• Written task:
In your copy, include every line of the listing below exactly but none of the pictures.

* Begin Dataset content *

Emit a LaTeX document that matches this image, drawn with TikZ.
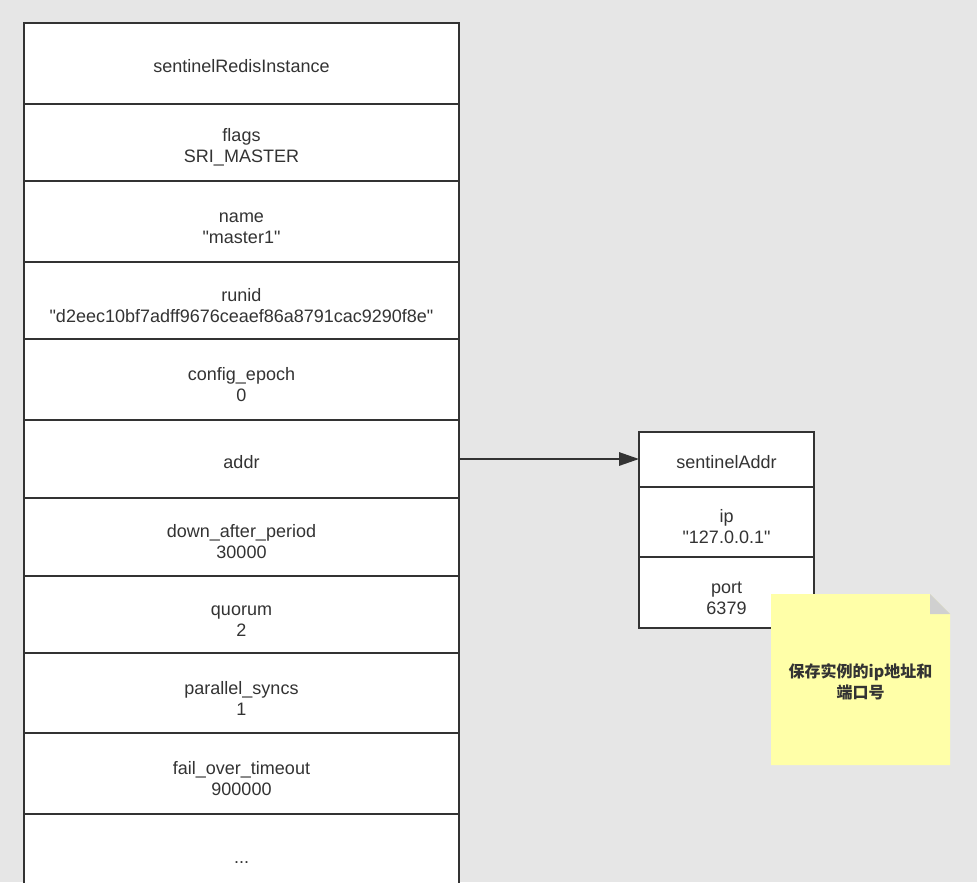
\documentclass[tikz,border=0pt]{standalone}
\usepackage{fontspec}
\setmainfont{Liberation Sans}
\newfontfamily\cjk{Noto Sans CJK SC}
\usetikzlibrary{arrows.meta, positioning}
\definecolor{bgcol}{HTML}{E6E6E6}
\definecolor{linecol}{HTML}{333333}
\definecolor{txtcol}{HTML}{333333}
\definecolor{notecol}{HTML}{FFFFA8}
\definecolor{foldcol}{HTML}{D0D0D0}
\newcommand{\qstr}[1]{\textquotedbl#1\textquotedbl}
\tikzset{
	field/.style={draw=linecol, line width=1.5pt, fill=white, text=txtcol,
		align=center, inner sep=0pt, outer sep=0pt,
		font=\fontsize{13.5}{15.75}\selectfont},
	oneline/.style={execute at begin node={\rule{0pt}{14pt}}},
	twoline/.style={execute at begin node={\rule{0pt}{33pt}}},
	bigfield/.style={field, minimum width=326.25pt},
	addrfield/.style={field, minimum width=131.25pt}
}

\begin{document}
\begin{tikzpicture}[x=0.75pt, y=-0.75pt]
	\fill[bgcol] (0,0) rectangle (977,882);
	\useasboundingbox (0,0) rectangle (977,882);
	\clip (0,0) rectangle (977,882);
	\node[bigfield, oneline, minimum height=60.75pt] (head) at (241.5,63.5) {sentinelRedisInstance};
	\node[bigfield, twoline, minimum height=57.75pt, below=0pt of head] (flags) {flags\\SRI\_MASTER};
	\node[bigfield, twoline, minimum height=60.75pt, below=0pt of flags] (name) {name\\\qstr{master1}};
	\node[bigfield, twoline, minimum height=57.75pt, below=0pt of name] (runid) {runid\\\qstr{d2eec10bf7adff9676ceaef86a8791cac9290f8e}};
	\node[bigfield, twoline, minimum height=60.75pt, below=0pt of runid] (epoch) {config\_epoch\\0};
	\node[bigfield, oneline, minimum height=58.5pt, below=0pt of epoch] (addr) {addr};
	\node[bigfield, twoline, minimum height=58.5pt, below=0pt of addr] (down) {down\_after\_period\\30000};
	\node[bigfield, twoline, minimum height=57.75pt, below=0pt of down] (quorum) {quorum\\2};
	\node[bigfield, twoline, minimum height=60pt, below=0pt of quorum] (syncs) {parallel\_syncs\\1};
	\node[bigfield, twoline, minimum height=60.75pt, below=0pt of syncs] (timeout) {fail\_over\_timeout\\900000};
	\node[bigfield, oneline, minimum height=60.75pt, below=0pt of timeout] (more) {...};

	\node[addrfield, oneline, minimum height=41.25pt] (sahead) at (726.5,459.5) {sentinelAddr};
	\node[addrfield, twoline, minimum height=52.5pt, below=0pt of sahead] (saip) {ip\\\qstr{127.0.0.1}};
	\node[addrfield, twoline, minimum height=53.25pt, below=0pt of saip] (saport) {port\\6379};

	\draw[linecol, line width=1.5pt, -{Triangle[length=15pt, width=10pt]}] (addr.east) -- (addr.east -| sahead.west);

	\fill[notecol] (771,594) -- (930,594) -- (950,614) -- (950,765) -- (771,765) -- cycle;
	\fill[foldcol] (930,594) -- (930,614) -- (950,614) -- cycle;
	\node[text=txtcol, align=center, font=\cjk\bfseries\fontsize{12}{15.75}\selectfont] (note) at (860.5,682) {保存实例的ip地址和\\端口号};
\end{tikzpicture}
\end{document}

* End Dataset content *

• Full answer:
Emit a LaTeX document that matches this image, drawn with TikZ.
\documentclass[tikz,border=0pt]{standalone}
\usepackage{fontspec}
\setmainfont{Liberation Sans}
\newfontfamily\cjk{Noto Sans CJK SC}
\usetikzlibrary{arrows.meta, positioning}
\definecolor{bgcol}{HTML}{E6E6E6}
\definecolor{linecol}{HTML}{333333}
\definecolor{txtcol}{HTML}{333333}
\definecolor{notecol}{HTML}{FFFFA8}
\definecolor{foldcol}{HTML}{D0D0D0}
\newcommand{\qstr}[1]{\textquotedbl#1\textquotedbl}
\tikzset{
	field/.style={draw=linecol, line width=1.5pt, fill=white, text=txtcol,
		align=center, inner sep=0pt, outer sep=0pt,
		font=\fontsize{13.5}{15.75}\selectfont},
	oneline/.style={execute at begin node={\rule{0pt}{14pt}}},
	twoline/.style={execute at begin node={\rule{0pt}{33pt}}},
	bigfield/.style={field, minimum width=326.25pt},
	addrfield/.style={field, minimum width=131.25pt}
}

\begin{document}
\begin{tikzpicture}[x=0.75pt, y=-0.75pt]
	\fill[bgcol] (0,0) rectangle (977,882);
	\useasboundingbox (0,0) rectangle (977,882);
	\clip (0,0) rectangle (977,882);
	\node[bigfield, oneline, minimum height=60.75pt] (head) at (241.5,63.5) {sentinelRedisInstance};
	\node[bigfield, twoline, minimum height=57.75pt, below=0pt of head] (flags) {flags\\SRI\_MASTER};
	\node[bigfield, twoline, minimum height=60.75pt, below=0pt of flags] (name) {name\\\qstr{master1}};
	\node[bigfield, twoline, minimum height=57.75pt, below=0pt of name] (runid) {runid\\\qstr{d2eec10bf7adff9676ceaef86a8791cac9290f8e}};
	\node[bigfield, twoline, minimum height=60.75pt, below=0pt of runid] (epoch) {config\_epoch\\0};
	\node[bigfield, oneline, minimum height=58.5pt, below=0pt of epoch] (addr) {addr};
	\node[bigfield, twoline, minimum height=58.5pt, below=0pt of addr] (down) {down\_after\_period\\30000};
	\node[bigfield, twoline, minimum height=57.75pt, below=0pt of down] (quorum) {quorum\\2};
	\node[bigfield, twoline, minimum height=60pt, below=0pt of quorum] (syncs) {parallel\_syncs\\1};
	\node[bigfield, twoline, minimum height=60.75pt, below=0pt of syncs] (timeout) {fail\_over\_timeout\\900000};
	\node[bigfield, oneline, minimum height=60.75pt, below=0pt of timeout] (more) {...};

	\node[addrfield, oneline, minimum height=41.25pt] (sahead) at (726.5,459.5) {sentinelAddr};
	\node[addrfield, twoline, minimum height=52.5pt, below=0pt of sahead] (saip) {ip\\\qstr{127.0.0.1}};
	\node[addrfield, twoline, minimum height=53.25pt, below=0pt of saip] (saport) {port\\6379};

	\draw[linecol, line width=1.5pt, -{Triangle[length=15pt, width=10pt]}] (addr.east) -- (addr.east -| sahead.west);

	\fill[notecol] (771,594) -- (930,594) -- (950,614) -- (950,765) -- (771,765) -- cycle;
	\fill[foldcol] (930,594) -- (930,614) -- (950,614) -- cycle;
	\node[text=txtcol, align=center, font=\cjk\bfseries\fontsize{12}{15.75}\selectfont] (note) at (860.5,682) {保存实例的ip地址和\\端口号};
\end{tikzpicture}
\end{document}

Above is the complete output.